И так напугалась, что вся дрожу. «Быть какой-нибудь беде», — думаю, потому что вижу, изменилась, истосковалась она, словно изорвалась вся.
Настали сумерки, как вскочит вдруг она и побежала прямо в гряды, что тут против ворот в ту пору у нас были, и засела в них. Ну и я с нею. Нашла туча с большим громом и сильным дождем, поливает она нас да поливает, а она не только не идет домой, а сидит и меня не отпускает, словно не она стала. «Сиди, — говорит. Сидела я, сидела, промокла да и говорю: «Что это? Господи, помилуй! Дождь так вот и поливает. Там вон все владыку с фонарями ждут, а я тут и сиди с тобой». Да и встала, уходить хочу. Как она вскочит, схватила меня за подол да и так грозно да гневно крикнула на меня: «Так и сиди!» Ужас напал на меня. «Что это? Господи! — думаю. Уж непременно какая-нибудь да беда!» Ну и сидели мы да издали видели, как собрались сестры с фонарями у ворот, — владыку ждут. До последней-то косточки промокли. А как приехал владыка, вижу: вскочит она из грядок-то да вперед к воротам-то так и бросилась. Немного спустя после его приезда встала, оглядела себя и меня, видит: с обеих-то нас вода словно ручьем льет. «Ну, — говорит, — слава Богу! Теперь ничего не будет». И пошли мы домой, как были мокрехоньки, вижу: будто прилегла на чуточку, а потом всю-то ноченьку кто ее знает где вся мокрехонька и пробегала. «Ой, — думаю, — не ладно что-то, ой, беда!» Так вот сердце-то во мне и ноет. Вижу, что недаром она все это: и к владыке выходит, и все выделывает, а что, и в ум не возьму. И потому никто в обители-то знать ничего не знал и, как говорится, не гадал, какая кутерьма выйдет.

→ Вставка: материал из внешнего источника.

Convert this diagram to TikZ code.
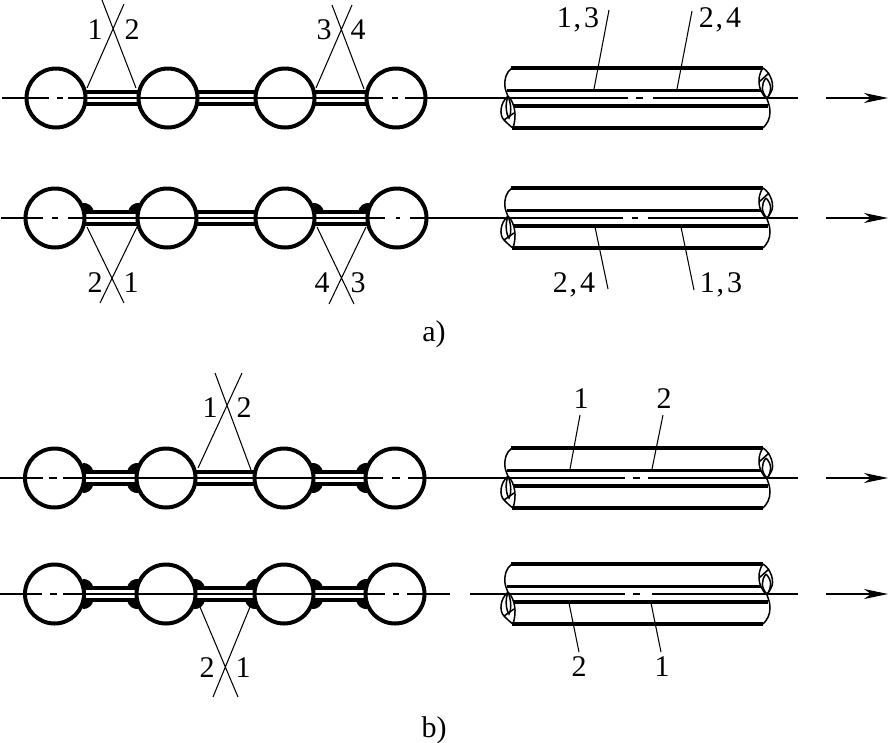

На первый же день приезда вижу, и жалует к нам владыка, сердце у меня так и заныло. «Что это, — думаю, — мы дураки, и никогда к нам такие лица не ходили». Взошел, видит: в чулане на табурете сидит поджавшись Пелагея Ивановна. Взял табуреточку и сел с нею рядом, а мне на лавку сесть приказал. «Ах, — говорит, — раба Божия! Как мне быть-то?» Она глядит на него да так это хорошохонько и говорит ему: «Напрасно, владыка, напрасно ты хлопочешь. Старую мать не выпустят». Услышав это — как сейчас вижу, — облокотился он бородою на свой посох и пригорюнился, из стороны в сторону покачивая головою. «Уж и сам не знаю, как быть», — говорит, на меня глядя. «Что-то мне страшно», — сказала она.